=== Task ===
Write every line of the material out exactly as shown.

* * * * * * *

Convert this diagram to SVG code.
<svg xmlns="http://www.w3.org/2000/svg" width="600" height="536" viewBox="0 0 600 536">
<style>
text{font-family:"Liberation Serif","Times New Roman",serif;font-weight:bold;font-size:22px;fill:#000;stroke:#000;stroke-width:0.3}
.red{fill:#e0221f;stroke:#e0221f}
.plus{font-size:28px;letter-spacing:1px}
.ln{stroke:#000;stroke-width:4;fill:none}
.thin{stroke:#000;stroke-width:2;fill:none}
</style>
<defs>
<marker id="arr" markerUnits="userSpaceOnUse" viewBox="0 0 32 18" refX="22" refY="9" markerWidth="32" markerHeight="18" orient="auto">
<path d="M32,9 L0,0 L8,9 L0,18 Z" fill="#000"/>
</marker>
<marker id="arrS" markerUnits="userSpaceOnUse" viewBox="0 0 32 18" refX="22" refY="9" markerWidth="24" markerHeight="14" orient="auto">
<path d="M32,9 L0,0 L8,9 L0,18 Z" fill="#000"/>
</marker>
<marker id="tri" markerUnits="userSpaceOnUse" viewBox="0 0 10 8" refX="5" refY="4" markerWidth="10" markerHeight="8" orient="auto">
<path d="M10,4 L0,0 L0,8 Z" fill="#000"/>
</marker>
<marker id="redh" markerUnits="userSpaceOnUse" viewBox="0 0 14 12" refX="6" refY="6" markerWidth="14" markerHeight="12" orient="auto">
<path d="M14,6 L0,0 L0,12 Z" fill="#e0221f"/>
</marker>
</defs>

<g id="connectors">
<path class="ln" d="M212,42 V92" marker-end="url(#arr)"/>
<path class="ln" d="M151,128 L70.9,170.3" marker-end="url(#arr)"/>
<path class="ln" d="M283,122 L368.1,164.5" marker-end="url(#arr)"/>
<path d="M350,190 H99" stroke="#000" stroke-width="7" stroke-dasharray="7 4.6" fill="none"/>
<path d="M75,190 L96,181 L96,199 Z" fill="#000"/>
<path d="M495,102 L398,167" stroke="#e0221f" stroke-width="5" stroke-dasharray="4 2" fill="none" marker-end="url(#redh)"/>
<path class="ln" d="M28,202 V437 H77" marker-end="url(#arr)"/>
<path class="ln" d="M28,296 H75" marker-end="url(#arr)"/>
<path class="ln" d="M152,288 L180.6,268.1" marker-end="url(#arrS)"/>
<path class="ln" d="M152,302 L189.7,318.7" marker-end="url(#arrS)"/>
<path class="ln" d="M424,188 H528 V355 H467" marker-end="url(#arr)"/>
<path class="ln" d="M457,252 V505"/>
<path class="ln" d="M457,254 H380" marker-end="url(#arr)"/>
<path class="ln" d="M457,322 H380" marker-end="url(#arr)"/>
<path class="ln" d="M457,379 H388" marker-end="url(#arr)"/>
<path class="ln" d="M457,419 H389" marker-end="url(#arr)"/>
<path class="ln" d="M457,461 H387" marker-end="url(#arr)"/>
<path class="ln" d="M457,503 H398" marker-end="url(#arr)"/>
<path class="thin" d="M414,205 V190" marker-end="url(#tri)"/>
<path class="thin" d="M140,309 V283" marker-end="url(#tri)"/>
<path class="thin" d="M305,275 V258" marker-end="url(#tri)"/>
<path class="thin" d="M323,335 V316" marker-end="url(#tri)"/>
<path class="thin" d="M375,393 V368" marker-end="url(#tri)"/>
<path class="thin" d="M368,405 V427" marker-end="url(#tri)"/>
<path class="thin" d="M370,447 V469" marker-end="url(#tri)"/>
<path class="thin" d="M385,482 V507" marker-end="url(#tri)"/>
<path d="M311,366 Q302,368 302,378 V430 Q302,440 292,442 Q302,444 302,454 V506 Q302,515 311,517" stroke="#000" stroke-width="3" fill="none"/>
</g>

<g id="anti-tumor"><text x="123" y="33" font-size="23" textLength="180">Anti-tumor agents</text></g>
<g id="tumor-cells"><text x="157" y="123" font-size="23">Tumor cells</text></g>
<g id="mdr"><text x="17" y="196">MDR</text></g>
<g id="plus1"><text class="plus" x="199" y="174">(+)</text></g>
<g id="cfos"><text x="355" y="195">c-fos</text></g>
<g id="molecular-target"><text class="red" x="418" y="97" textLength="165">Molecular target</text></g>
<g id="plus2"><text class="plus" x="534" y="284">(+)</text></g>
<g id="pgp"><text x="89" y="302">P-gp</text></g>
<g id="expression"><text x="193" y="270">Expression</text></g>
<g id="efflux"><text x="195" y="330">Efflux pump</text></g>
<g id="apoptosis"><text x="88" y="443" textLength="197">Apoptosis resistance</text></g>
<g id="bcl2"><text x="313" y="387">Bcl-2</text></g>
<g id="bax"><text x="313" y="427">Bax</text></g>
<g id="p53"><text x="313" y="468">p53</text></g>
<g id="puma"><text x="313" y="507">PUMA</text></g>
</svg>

* * * * * * *

=== The completed task ===
Convert this diagram to SVG code.
<svg xmlns="http://www.w3.org/2000/svg" width="600" height="536" viewBox="0 0 600 536">
<style>
text{font-family:"Liberation Serif","Times New Roman",serif;font-weight:bold;font-size:22px;fill:#000;stroke:#000;stroke-width:0.3}
.red{fill:#e0221f;stroke:#e0221f}
.plus{font-size:28px;letter-spacing:1px}
.ln{stroke:#000;stroke-width:4;fill:none}
.thin{stroke:#000;stroke-width:2;fill:none}
</style>
<defs>
<marker id="arr" markerUnits="userSpaceOnUse" viewBox="0 0 32 18" refX="22" refY="9" markerWidth="32" markerHeight="18" orient="auto">
<path d="M32,9 L0,0 L8,9 L0,18 Z" fill="#000"/>
</marker>
<marker id="arrS" markerUnits="userSpaceOnUse" viewBox="0 0 32 18" refX="22" refY="9" markerWidth="24" markerHeight="14" orient="auto">
<path d="M32,9 L0,0 L8,9 L0,18 Z" fill="#000"/>
</marker>
<marker id="tri" markerUnits="userSpaceOnUse" viewBox="0 0 10 8" refX="5" refY="4" markerWidth="10" markerHeight="8" orient="auto">
<path d="M10,4 L0,0 L0,8 Z" fill="#000"/>
</marker>
<marker id="redh" markerUnits="userSpaceOnUse" viewBox="0 0 14 12" refX="6" refY="6" markerWidth="14" markerHeight="12" orient="auto">
<path d="M14,6 L0,0 L0,12 Z" fill="#e0221f"/>
</marker>
</defs>

<g id="connectors">
<path class="ln" d="M212,42 V92" marker-end="url(#arr)"/>
<path class="ln" d="M151,128 L70.9,170.3" marker-end="url(#arr)"/>
<path class="ln" d="M283,122 L368.1,164.5" marker-end="url(#arr)"/>
<path d="M350,190 H99" stroke="#000" stroke-width="7" stroke-dasharray="7 4.6" fill="none"/>
<path d="M75,190 L96,181 L96,199 Z" fill="#000"/>
<path d="M495,102 L398,167" stroke="#e0221f" stroke-width="5" stroke-dasharray="4 2" fill="none" marker-end="url(#redh)"/>
<path class="ln" d="M28,202 V437 H77" marker-end="url(#arr)"/>
<path class="ln" d="M28,296 H75" marker-end="url(#arr)"/>
<path class="ln" d="M152,288 L180.6,268.1" marker-end="url(#arrS)"/>
<path class="ln" d="M152,302 L189.7,318.7" marker-end="url(#arrS)"/>
<path class="ln" d="M424,188 H528 V355 H467" marker-end="url(#arr)"/>
<path class="ln" d="M457,252 V505"/>
<path class="ln" d="M457,254 H380" marker-end="url(#arr)"/>
<path class="ln" d="M457,322 H380" marker-end="url(#arr)"/>
<path class="ln" d="M457,379 H388" marker-end="url(#arr)"/>
<path class="ln" d="M457,419 H389" marker-end="url(#arr)"/>
<path class="ln" d="M457,461 H387" marker-end="url(#arr)"/>
<path class="ln" d="M457,503 H398" marker-end="url(#arr)"/>
<path class="thin" d="M414,205 V190" marker-end="url(#tri)"/>
<path class="thin" d="M140,309 V283" marker-end="url(#tri)"/>
<path class="thin" d="M305,275 V258" marker-end="url(#tri)"/>
<path class="thin" d="M323,335 V316" marker-end="url(#tri)"/>
<path class="thin" d="M375,393 V368" marker-end="url(#tri)"/>
<path class="thin" d="M368,405 V427" marker-end="url(#tri)"/>
<path class="thin" d="M370,447 V469" marker-end="url(#tri)"/>
<path class="thin" d="M385,482 V507" marker-end="url(#tri)"/>
<path d="M311,366 Q302,368 302,378 V430 Q302,440 292,442 Q302,444 302,454 V506 Q302,515 311,517" stroke="#000" stroke-width="3" fill="none"/>
</g>

<g id="anti-tumor"><text x="123" y="33" font-size="23" textLength="180">Anti-tumor agents</text></g>
<g id="tumor-cells"><text x="157" y="123" font-size="23">Tumor cells</text></g>
<g id="mdr"><text x="17" y="196">MDR</text></g>
<g id="plus1"><text class="plus" x="199" y="174">(+)</text></g>
<g id="cfos"><text x="355" y="195">c-fos</text></g>
<g id="molecular-target"><text class="red" x="418" y="97" textLength="165">Molecular target</text></g>
<g id="plus2"><text class="plus" x="534" y="284">(+)</text></g>
<g id="pgp"><text x="89" y="302">P-gp</text></g>
<g id="expression"><text x="193" y="270">Expression</text></g>
<g id="efflux"><text x="195" y="330">Efflux pump</text></g>
<g id="apoptosis"><text x="88" y="443" textLength="197">Apoptosis resistance</text></g>
<g id="bcl2"><text x="313" y="387">Bcl-2</text></g>
<g id="bax"><text x="313" y="427">Bax</text></g>
<g id="p53"><text x="313" y="468">p53</text></g>
<g id="puma"><text x="313" y="507">PUMA</text></g>
</svg>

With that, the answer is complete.